Additionally, he said that schools should teach skills for parents, enforce dress codes and establish an alternative site for disruptive children that is modeled after military boot camp.
Mr. DiBlasi is the most seasoned of the candidates, having been elected to council in 1983.
On the campaign trail, Mr. DiBlasi, the lone white candidate, answers critics who say he hopes to be elected by the split black vote.
"I've heard it, everybody hears it," Mr. DiBlasi said. "But I filed first. October 6, 1994. Everyone knew that I was in the middle of the ring and they are challenging me. I am not playing the race card."
Mr. DiBlasi, from the predominantly black 6th District, has not avoiding black sections of the city. But he is campaigning hard in white enclaves of the city, including Hampden in the 4th District and Mount Washington in the 5th District.
"I'm concentrating on the south, southwest, east and northeast section of Baltimore right now," Mr. DiBlasi said.

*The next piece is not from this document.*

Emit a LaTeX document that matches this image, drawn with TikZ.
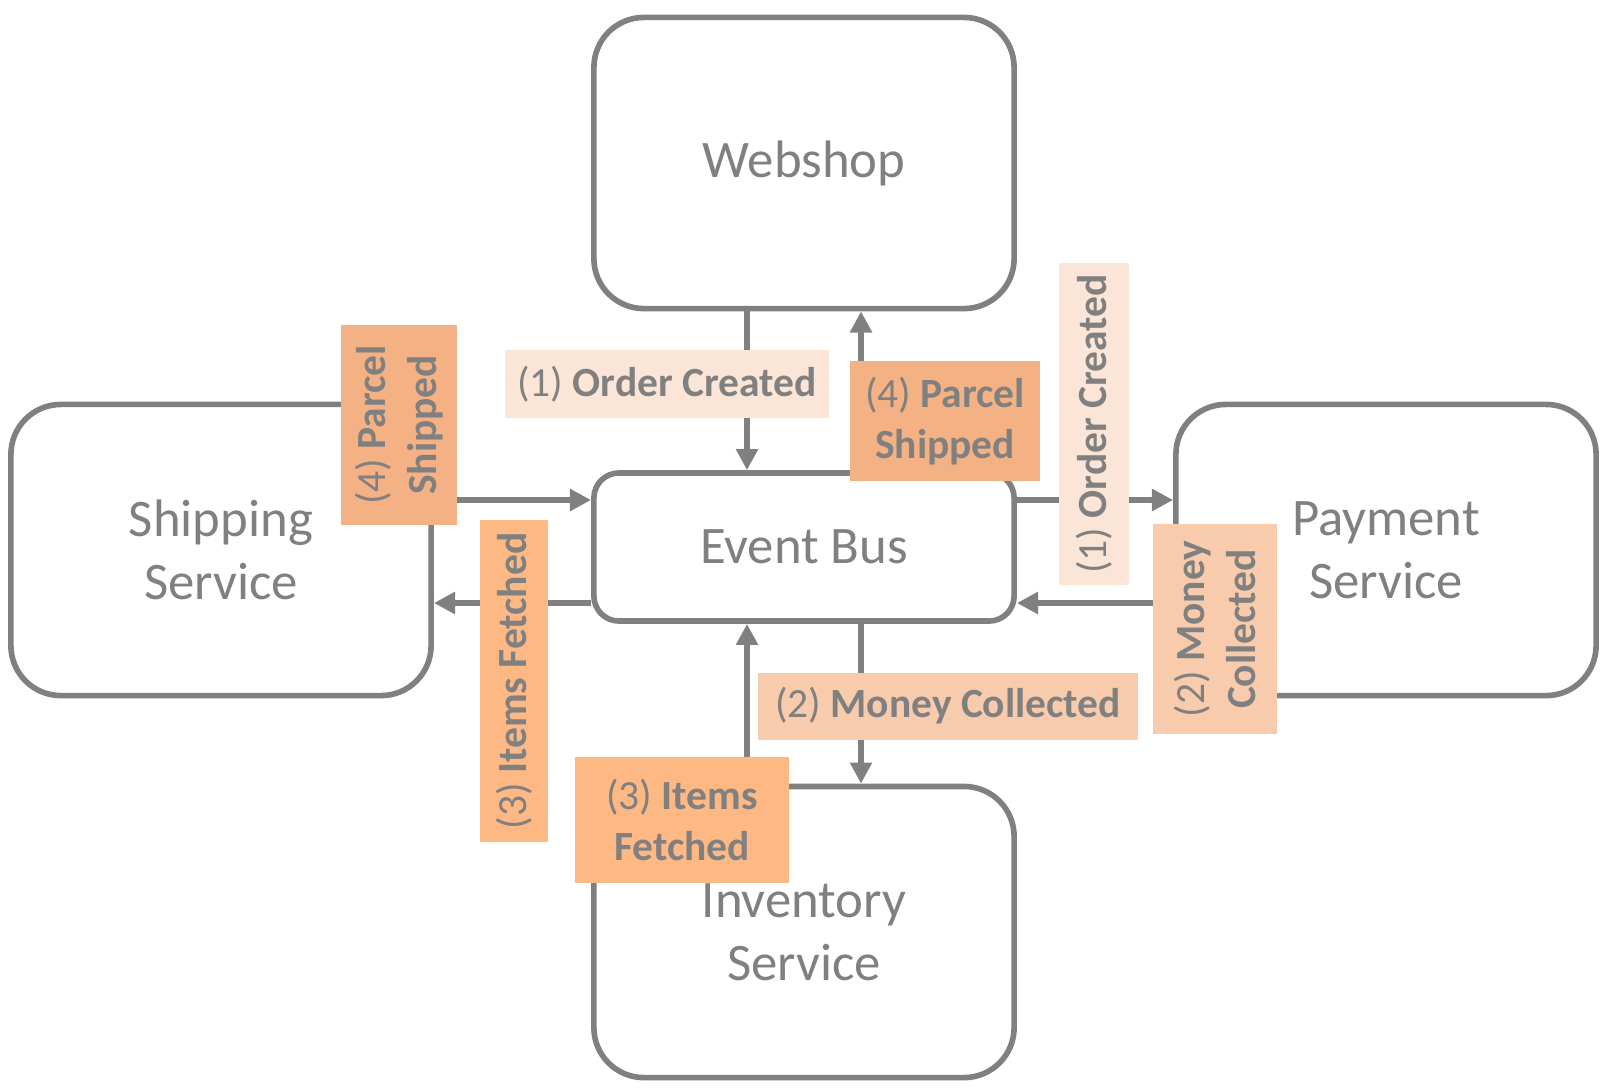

Mr. DiBlasi, a former vice president of Maryland National Corp. and co-chair of Budget and Appropriations Committee, says crime and education are his biggest campaign issues. He has added foot patrol officers to the street and says he wants more.
On education, Mr. DiBlasi said he wants to bring back truant officers and employ more well-trained school police.
"I want to begin alternative schools for disruptive students, even if we have to restructure the old reform schools," Mr. DiBlasi said.
Mr. DiBlasi also said that he aims to focus on economic development.